Nothing here is a new favorite but I didn’t spit any of it out.
Irish whiskey must not be my thing. Im starting to learn when you find the right Bourbon it’s hard to try something that isn’t bourbon...
First attempt at Irish Whiskey, not my style. Not really sure why but it tasted a bit thin.
Really liked the JJ Corey, then the Jack Ryan, and the Hyde was my least favorite. I liked them all but would purchase JJ and the Jack Ryan. Would not purchase the Hyde. But would drink it if a host had it.
Not the best Irish whiskeys. There are better representations of one of the best classes of drinking alcohol around.
It was good my sister even tried it with me and she don’t like whiskey
Disappointed. Irish is our favorite whiskey, but wouldn't buy any of these, especially at their relatively high price points. At first sip, neither my wife nor I enjoyed the harshness, and we don't think the 90+ proof works for what we want from an Irish.
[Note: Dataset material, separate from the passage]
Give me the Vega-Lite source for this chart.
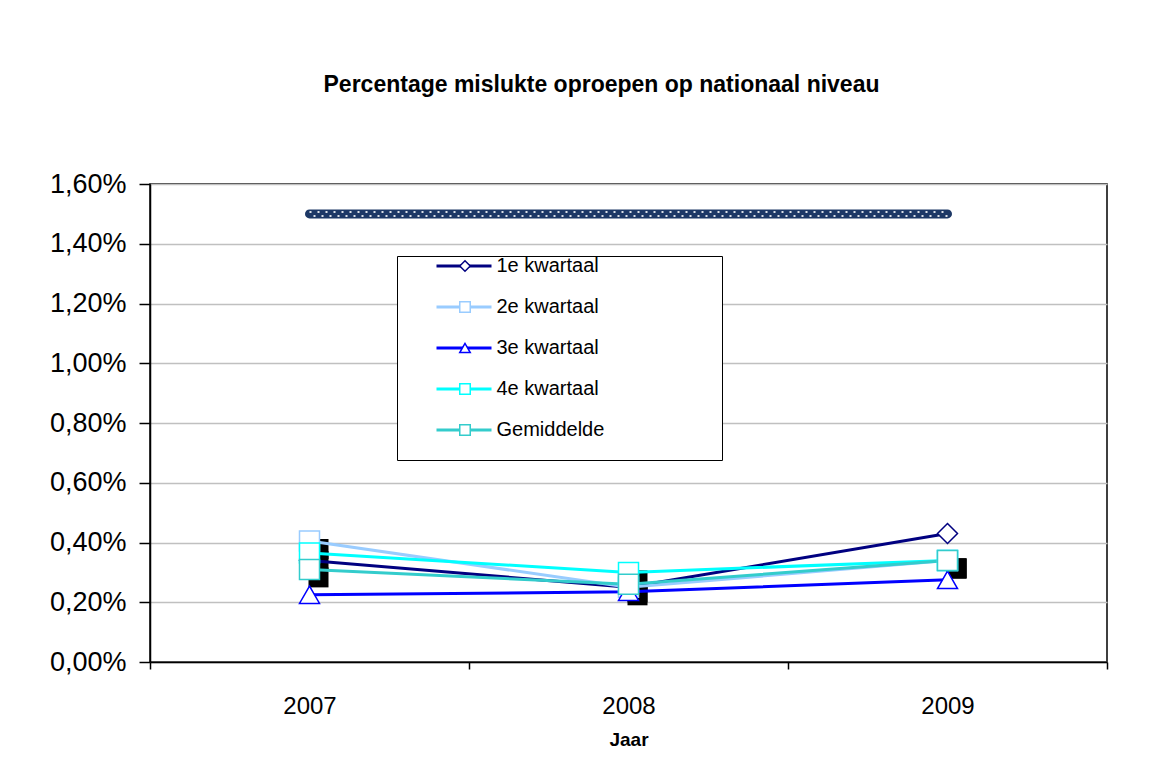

They were a little better at second try the next day, but still not what we'd hoped. Prefer Jameson Black Barrel, Tullamore D.E.W. 12 Year, among others.
While I like Irish whiskey very much, I did not especially care for this selection. I'm glad I was able to try samplers prior to buying a larger bottle. I enjoyed the Hyde, but the Jack Ryan was offputting, and not what I'd expect from a typical Irish whiskey.
Great taste and quality. Not as sweet, but in a good way?
Super impressed by Hyde and Jack Ryan. JJ didn’t do much for my wife or myself
Good stuff. I recommend for sure
Not as sweet as I thought it would be. A little waxy, chocolate?
Order: JJ Corey, Jack Ryan, Hyde. See each review for details.
Great selection
Great tasting flight. Some up front fruit with a smooth oaky/tannin finish in them all. Thumbs up to JJ Corry as rank one, Jack Ryan as rank two and Hyde as three.
Turned out i was not a huge fan of Irish whiskey. Honestly, i’m sure many love them but they are just simply too harsh on the way down. Spicy for sure and not smooth enough for my taste.
This is a great sample! It takes one out of the everyday “typical” Irish whiskeys and takes you down a road of diverse flavors and incredible smoothness.
Some classic Irish taste, some newfangled. Liked ‘em all!
Good Irish whiskeys but there are better Irish whiskeys out there. Good experience. I had never tried these before.
A little harsh for my liking.
Tasty but all a hint smokey. Good for drinking straight up or on the rocks, not for mixing
A very good assortment of Irish Whiskey!
Great flavors. Good sipping whiskeys.